Vous criez bien fort, Messieurs les Orangistes, que vous êtes plus loyaux à l’Angleterre que les Canadiens-français. Où faut-il aller chercher les preuves de votre loyalisme ? Dans les vieilles rosses que vous avez si généreusement vendues aux officiers de la remonte canadienne, au commencement de la guerre ? Dans l’empressement que vous mettez à faire des cent pour cent de profit sur toute commande militaire qui peut vous tomber entre les mains ? Où dans les cris de paon que vous poussez pour faire enrôler les Canadiens-français tout en restant tranquillement chez vous, selon votre bonne habitude ? Pour savoir si les Canadiens-français font leur devoir ou ne le font pas, voyez-vous, il faudrait aller au front. Et, jusqu’ici, vous m’avez l’air d’éviter très soigneusement ces parages dangereux.
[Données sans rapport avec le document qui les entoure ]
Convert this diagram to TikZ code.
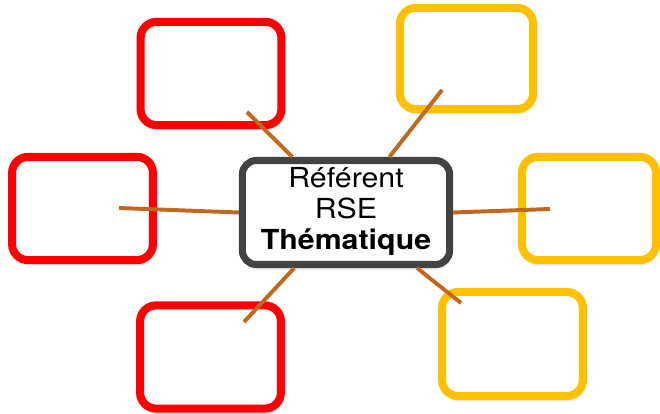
\documentclass[tikz,border=0pt]{standalone}
\usepackage{fontspec}
\setmainfont{TeX Gyre Heros}
\usepackage{tikz}
\usetikzlibrary{shadows}

\definecolor{poleRed}{HTML}{FF0000}
\definecolor{poleYellow}{HTML}{FFC000}
\definecolor{centreGrey}{HTML}{424242}
\definecolor{linkBrown}{HTML}{C1681F}

\newcommand{\centretext}{\scalebox{1.1}[1]{\fontsize{19.6pt}{22pt}\selectfont
  \begin{tabular}{@{}c@{}}Référent\\RSE\\\textbf{Thématique}\end{tabular}}}

\tikzset{
  pole/.style={draw, fill=white, line width=5.7pt, rounded corners=0.4cm,
    minimum width=3.52cm, minimum height=2.58cm,
    drop shadow={shadow xshift=0.8pt, shadow yshift=-4pt, opacity=0.15}},
  redpole/.style={pole, draw=poleRed},
  yellowpole/.style={pole, draw=poleYellow},
  centrebox/.style={draw=centreGrey, fill=white, line width=5pt, rounded corners=0.35cm,
    minimum width=5.18cm, minimum height=2.6cm, inner sep=0pt,
    drop shadow={shadow xshift=0.8pt, shadow yshift=-4pt, opacity=0.15}},
  link/.style={linkBrown, line width=2.8pt}
}

\begin{document}
\begin{tikzpicture}[x=0.025cm, y=-0.025cm]
\useasboundingbox (0,0) rectangle (660,414);

% --- red poles (left side) ---
\node[redpole] (redtop) at (211,73.5) {};
\node[redpole] (redleft) at (82.5,208.5) {};
\node[redpole] (redbottom) at (210.5,357) {};

% --- yellow poles (right side) ---
\node[yellowpole, minimum width=3.33cm, minimum height=2.53cm] (yellowtop) at (466.5,58.5) {};
\node[yellowpole, minimum width=3.35cm] (yellowright) at (589,208.5) {};
\node[yellowpole, minimum height=2.6cm] (yellowbottom) at (512.5,344) {};

% --- centre ---
\node[centrebox] (centre) at (346,212.5) {\centretext};

% --- links ---
\coordinate (redtop-end) at (247,112);
\coordinate (redleft-end) at (119,208);
\coordinate (redbottom-end) at (244,322);
\coordinate (yellowtop-end) at (442,90);
\coordinate (yellowright-end) at (550,209);
\coordinate (yellowbottom-end) at (461,303);
\draw[link] (redtop-end) -- (centre.134);
\draw[link] (redleft-end) -- (centre.180);
\draw[link] (redbottom-end) -- (centre.227);
\draw[link] (yellowtop-end) -- (centre.52);
\draw[link] (yellowright-end) -- (centre.0);
\draw[link] (yellowbottom-end) -- (centre.322);
\end{tikzpicture}
\end{document}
Je reconnais d’ailleurs que ce Bostonnisme étroit n’est pas général parmi la population de l’Ontario. Jusqu’à ces dernières années, les dirigeants de cette province avaient même eu l’intelligence de s’en affranchir à peu près complètement. Et, s’il n’a jamais cessé de bouillonner dans les bas-fonds de la population, parmi les représentants du pays il ne trouvait pour s’exprimer que la voix de quelques fanatiques isolés ; il ne pouvait guère s’étaler que dans les colonnes du Globe et de l’Empire, et encore, à jets intermittents. Pour le trouver à l’état chronique, il fallait descendre dans les cavernes profondes où se rédige l’Orange Sentinel.